Carmeli told Retail Dive that its approach of partnering with retailers and malls sets it apart from same-day delivery services like Postmates or UberRush, which caters to consumers who want items immediately, sometimes within an hour or two.
Deliv instead plugs into a retailer’s stable of delivery methods. It offers the ability for consumers to schedule deliveries during a window of time when they’ll actually be home, so that they can receive their package rather than a “sorry we missed you” notice on their door, Carmeli emphasizes.
“The value of retail delivery is predictability,” Carmeli told Retail Dive, and not so much immediacy.
Carmeli has long been adamant that her business is not simply “the app,” a nod to a comment last year from FedEx chairman-president-CEO-and founder Frederick W. Smith, who rejected the notion that crowd-sourced ride service Uber should frighten him because "I think there’s just an urban mythology out there that the app somehow changes the basic cost input of the logistics business or changes the circadian patterns or the underlying business situation, and that’s just incorrect."
But Deliv’s proprietary technology is important to its task of finding appropriate drivers, plugging into that retailer demand stream, and scheduling deliveries, and the new funding will go to continually improve its algorithms, Carmeli said.
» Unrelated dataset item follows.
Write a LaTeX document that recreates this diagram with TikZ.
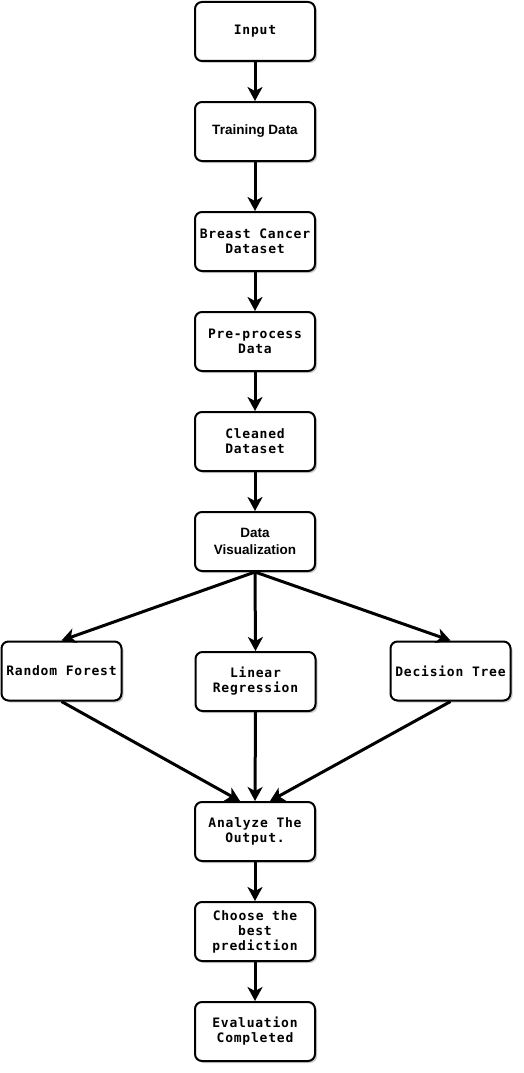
\documentclass[tikz,border=0pt]{standalone}
\usepackage{fontspec}
\newfontfamily\monob{DejaVu Sans Mono}[BoldFont={* Bold},LetterSpace=6]
\newfontfamily\sansb{Liberation Sans}[BoldFont={* Bold}]
\usetikzlibrary{arrows.meta,shadows}
\begin{document}
\begin{tikzpicture}[x=1pt,y=-1pt,
  box/.style={draw=black,line width=2pt,rounded corners=7pt,fill=white,
    minimum width=120pt,minimum height=59pt,inner sep=1pt,align=center,
    drop shadow={shadow xshift=2pt,shadow yshift=-2pt,opacity=0.2,fill=black}},
  mono/.style={font=\monob\bfseries\fontsize{13}{15}\selectfont},
  sans/.style={font=\sansb\bfseries\fontsize{13.5}{17}\selectfont},
  arr/.style={line width=3pt,-{Stealth[length=14pt,width=15pt,inset=4pt]}}]
\useasboundingbox (0,0) rectangle (523,1073);
\fill[white] (0,0) rectangle (523,1073);
\node[box,mono] (input) at (255,31.5) {Input};
\node[box,sans] (train) at (255,131.5) {Training Data};
\node[box,mono] (breast) at (255,241.5) {Breast Cancer\\Dataset};
\node[box,mono] (pre) at (255,341.5) {Pre-process\\Data};
\node[box,mono] (clean) at (255,441.5) {Cleaned\\Dataset};
\node[box,sans] (vis) at (255,541.5) {Data\\Visualization};
\node[box,mono] (rf) at (61.5,671) {Random Forest};
\node[box,mono] (lr) at (255.5,681.5) {Linear\\Regression};
\node[box,mono] (dt) at (450.5,671) {Decision Tree};
\node[box,mono] (an) at (255,831.5) {Analyze The\\Output.};
\node[box,mono] (ch) at (255,931.5) {Choose the\\best\\prediction};
\node[box,mono] (ev) at (255,1031.5) {Evaluation\\Completed};
\draw[arr] (input) -- (train);
\draw[arr] (train) -- (breast);
\draw[arr] (breast) -- (pre);
\draw[arr] (pre) -- (clean);
\draw[arr] (clean) -- (vis);
\draw[arr] (vis.south) -- (rf.north);
\draw[arr] (vis.south) -- (lr.north);
\draw[arr] (vis.south) -- (dt.north);
\draw[arr] (rf.south) -- ([xshift=-15pt]an.north);
\draw[arr] (lr.south) -- (an.north);
\draw[arr] (dt.south) -- ([xshift=15pt]an.north);
\draw[arr] (an) -- (ch);
\draw[arr] (ch) -- (ev);
\end{tikzpicture}
\end{document}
“We continue to focus, as we did when we started, not on the consumer play, not the app, not selling anything, but on picking up and delivering. We plug directly into the demand stream and that’s always been our model. Once I’m there, when I expand, all [retailers] have to do is plug zip codes into their database, and we’re live," Carmeli told Retail Dive. “In one sense, we’re an enterprise software company."